## Required task
Copy out all lines that carry the word "this".

## Materials provided
((

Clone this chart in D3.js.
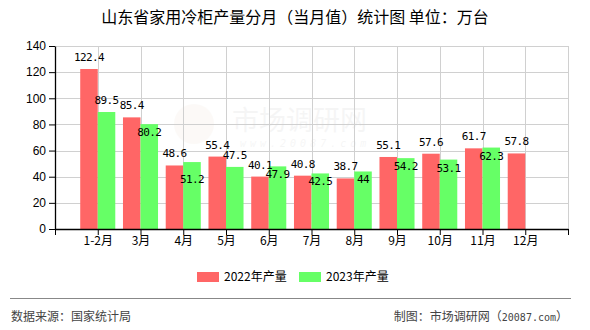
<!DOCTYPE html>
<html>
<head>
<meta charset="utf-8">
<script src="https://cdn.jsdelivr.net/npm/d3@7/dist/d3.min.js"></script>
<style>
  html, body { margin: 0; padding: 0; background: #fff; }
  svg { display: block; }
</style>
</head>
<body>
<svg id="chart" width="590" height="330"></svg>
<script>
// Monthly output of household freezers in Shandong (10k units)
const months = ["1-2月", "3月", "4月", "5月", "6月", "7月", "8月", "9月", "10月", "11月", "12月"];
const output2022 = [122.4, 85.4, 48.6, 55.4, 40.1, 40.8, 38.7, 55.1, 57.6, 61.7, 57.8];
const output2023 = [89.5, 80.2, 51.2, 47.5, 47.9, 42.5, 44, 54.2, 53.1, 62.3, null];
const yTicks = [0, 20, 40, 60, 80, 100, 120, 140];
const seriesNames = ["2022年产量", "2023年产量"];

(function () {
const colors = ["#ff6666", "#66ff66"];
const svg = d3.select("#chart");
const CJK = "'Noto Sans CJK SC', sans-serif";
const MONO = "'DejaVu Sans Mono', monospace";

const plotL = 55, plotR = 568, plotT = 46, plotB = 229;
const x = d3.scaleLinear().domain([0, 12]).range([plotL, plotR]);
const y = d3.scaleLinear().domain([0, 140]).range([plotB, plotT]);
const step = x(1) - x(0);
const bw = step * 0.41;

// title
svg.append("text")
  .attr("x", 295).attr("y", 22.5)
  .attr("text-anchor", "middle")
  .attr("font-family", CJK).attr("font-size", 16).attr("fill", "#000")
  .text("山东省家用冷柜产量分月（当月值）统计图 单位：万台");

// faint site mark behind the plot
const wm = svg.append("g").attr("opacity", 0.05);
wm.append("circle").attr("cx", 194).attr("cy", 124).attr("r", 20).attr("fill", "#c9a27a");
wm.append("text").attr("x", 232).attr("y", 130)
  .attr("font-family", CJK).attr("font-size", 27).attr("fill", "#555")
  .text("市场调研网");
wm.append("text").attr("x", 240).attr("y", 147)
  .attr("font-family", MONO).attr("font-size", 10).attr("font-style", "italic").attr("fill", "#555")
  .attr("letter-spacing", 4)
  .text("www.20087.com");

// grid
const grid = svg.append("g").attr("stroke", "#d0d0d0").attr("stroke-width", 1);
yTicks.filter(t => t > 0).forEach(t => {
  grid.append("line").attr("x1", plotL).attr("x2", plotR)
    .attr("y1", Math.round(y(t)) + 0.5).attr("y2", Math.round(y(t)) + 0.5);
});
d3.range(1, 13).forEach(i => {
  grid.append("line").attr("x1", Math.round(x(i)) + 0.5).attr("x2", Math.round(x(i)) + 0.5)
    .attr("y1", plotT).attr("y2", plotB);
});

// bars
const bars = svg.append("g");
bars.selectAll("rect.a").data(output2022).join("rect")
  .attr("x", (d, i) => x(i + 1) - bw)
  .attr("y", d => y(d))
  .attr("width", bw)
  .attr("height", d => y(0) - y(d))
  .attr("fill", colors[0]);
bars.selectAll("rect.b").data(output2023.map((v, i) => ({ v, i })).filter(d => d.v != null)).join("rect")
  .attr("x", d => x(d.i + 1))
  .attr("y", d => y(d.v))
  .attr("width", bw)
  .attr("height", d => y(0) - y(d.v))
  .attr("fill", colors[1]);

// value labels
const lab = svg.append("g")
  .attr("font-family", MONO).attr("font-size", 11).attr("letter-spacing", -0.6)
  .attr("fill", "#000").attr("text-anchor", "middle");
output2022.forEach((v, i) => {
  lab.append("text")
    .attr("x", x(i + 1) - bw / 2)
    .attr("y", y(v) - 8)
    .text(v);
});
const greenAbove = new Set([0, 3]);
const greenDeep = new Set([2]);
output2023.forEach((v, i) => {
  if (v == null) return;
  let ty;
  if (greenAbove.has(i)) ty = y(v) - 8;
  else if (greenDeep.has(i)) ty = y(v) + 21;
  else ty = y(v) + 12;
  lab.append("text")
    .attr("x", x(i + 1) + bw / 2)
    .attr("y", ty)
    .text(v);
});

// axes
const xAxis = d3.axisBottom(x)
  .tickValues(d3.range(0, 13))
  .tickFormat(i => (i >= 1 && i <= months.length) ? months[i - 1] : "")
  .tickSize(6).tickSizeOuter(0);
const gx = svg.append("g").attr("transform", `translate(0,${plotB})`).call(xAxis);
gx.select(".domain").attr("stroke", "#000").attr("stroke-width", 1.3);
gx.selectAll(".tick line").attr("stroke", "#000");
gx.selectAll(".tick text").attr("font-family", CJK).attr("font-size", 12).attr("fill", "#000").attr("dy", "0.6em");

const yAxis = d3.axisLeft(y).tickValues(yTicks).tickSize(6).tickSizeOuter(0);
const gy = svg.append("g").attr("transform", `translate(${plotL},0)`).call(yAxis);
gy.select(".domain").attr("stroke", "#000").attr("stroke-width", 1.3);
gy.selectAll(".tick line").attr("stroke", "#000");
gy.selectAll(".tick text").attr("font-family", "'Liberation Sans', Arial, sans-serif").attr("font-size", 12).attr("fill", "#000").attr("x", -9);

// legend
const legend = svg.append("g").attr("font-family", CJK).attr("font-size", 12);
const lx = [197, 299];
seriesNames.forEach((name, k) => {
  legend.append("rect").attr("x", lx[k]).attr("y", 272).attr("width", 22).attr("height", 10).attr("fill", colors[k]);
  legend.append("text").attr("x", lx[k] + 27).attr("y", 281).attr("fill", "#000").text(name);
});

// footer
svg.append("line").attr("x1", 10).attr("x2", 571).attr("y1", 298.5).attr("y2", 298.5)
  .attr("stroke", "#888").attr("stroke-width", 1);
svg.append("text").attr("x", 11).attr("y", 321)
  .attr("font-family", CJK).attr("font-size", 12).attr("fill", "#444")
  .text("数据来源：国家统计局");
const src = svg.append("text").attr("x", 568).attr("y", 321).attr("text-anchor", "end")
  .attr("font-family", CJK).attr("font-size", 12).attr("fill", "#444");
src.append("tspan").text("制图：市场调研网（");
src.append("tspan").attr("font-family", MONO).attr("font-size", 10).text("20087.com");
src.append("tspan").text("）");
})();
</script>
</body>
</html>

))
((

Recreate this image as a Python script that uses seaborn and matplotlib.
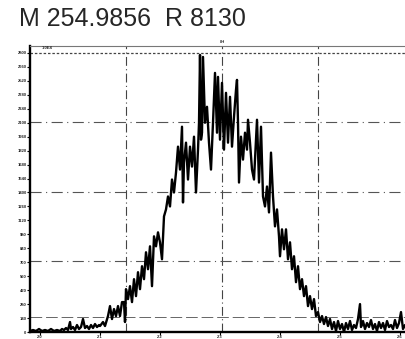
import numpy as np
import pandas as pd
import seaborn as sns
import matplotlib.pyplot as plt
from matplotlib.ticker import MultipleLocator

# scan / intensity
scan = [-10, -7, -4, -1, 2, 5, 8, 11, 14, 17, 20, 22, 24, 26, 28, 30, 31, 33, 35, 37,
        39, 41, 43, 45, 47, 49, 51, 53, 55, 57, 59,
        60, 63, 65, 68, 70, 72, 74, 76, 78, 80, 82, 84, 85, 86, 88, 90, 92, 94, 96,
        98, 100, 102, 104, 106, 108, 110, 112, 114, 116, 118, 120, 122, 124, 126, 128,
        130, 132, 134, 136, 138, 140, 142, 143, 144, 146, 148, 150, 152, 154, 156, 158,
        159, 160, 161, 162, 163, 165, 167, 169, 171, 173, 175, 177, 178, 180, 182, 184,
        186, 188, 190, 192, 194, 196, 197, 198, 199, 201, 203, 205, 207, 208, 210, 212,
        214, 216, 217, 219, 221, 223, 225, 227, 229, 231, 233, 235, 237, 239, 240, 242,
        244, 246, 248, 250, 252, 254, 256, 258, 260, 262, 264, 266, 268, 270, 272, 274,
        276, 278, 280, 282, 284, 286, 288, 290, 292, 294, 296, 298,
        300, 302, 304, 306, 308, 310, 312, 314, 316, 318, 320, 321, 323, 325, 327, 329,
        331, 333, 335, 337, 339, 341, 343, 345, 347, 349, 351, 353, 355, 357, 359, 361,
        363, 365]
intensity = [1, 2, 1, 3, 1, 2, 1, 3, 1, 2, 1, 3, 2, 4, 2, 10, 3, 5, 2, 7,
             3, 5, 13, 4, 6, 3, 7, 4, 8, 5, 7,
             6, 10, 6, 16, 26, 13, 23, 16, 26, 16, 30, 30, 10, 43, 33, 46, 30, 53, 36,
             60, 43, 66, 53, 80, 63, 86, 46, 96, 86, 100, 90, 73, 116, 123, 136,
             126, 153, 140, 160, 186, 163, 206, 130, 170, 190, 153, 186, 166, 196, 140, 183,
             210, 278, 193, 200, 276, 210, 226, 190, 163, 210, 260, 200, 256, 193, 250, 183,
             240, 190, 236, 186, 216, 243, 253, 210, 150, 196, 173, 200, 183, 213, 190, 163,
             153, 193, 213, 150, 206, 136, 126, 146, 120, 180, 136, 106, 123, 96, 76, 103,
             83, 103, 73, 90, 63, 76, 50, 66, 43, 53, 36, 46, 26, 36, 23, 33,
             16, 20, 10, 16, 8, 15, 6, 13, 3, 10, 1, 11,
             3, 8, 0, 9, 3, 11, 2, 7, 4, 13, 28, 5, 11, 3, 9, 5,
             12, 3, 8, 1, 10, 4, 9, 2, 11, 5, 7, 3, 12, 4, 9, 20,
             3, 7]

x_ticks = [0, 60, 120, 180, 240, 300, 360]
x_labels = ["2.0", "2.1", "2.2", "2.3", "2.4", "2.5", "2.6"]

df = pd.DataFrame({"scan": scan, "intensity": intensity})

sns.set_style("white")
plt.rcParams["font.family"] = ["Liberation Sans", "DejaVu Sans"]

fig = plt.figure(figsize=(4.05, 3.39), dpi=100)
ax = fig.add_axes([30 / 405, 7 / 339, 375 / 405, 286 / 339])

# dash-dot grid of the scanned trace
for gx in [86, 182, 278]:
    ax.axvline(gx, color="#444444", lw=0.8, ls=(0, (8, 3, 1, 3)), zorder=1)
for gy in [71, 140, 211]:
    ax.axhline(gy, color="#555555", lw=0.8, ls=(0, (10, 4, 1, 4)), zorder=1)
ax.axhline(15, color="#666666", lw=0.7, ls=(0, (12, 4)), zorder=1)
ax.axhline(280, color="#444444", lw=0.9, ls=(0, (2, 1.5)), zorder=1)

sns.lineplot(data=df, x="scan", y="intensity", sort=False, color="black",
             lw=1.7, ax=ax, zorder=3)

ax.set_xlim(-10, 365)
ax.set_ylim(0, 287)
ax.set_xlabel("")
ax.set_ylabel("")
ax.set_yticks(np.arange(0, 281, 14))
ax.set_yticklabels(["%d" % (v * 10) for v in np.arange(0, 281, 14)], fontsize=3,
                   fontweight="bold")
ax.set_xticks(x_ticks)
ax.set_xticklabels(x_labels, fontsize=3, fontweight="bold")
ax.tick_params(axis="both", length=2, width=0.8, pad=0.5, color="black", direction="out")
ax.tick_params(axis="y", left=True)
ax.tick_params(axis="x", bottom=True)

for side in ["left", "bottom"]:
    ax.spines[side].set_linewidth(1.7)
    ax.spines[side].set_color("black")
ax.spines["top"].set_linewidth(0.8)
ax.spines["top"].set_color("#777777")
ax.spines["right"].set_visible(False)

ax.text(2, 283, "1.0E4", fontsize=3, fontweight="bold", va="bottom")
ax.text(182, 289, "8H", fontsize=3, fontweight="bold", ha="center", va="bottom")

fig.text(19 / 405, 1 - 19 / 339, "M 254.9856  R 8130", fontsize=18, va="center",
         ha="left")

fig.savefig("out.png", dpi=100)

))

## Task solution
Clone this chart in D3.js.
Recreate this image as a Python script that uses seaborn and matplotlib.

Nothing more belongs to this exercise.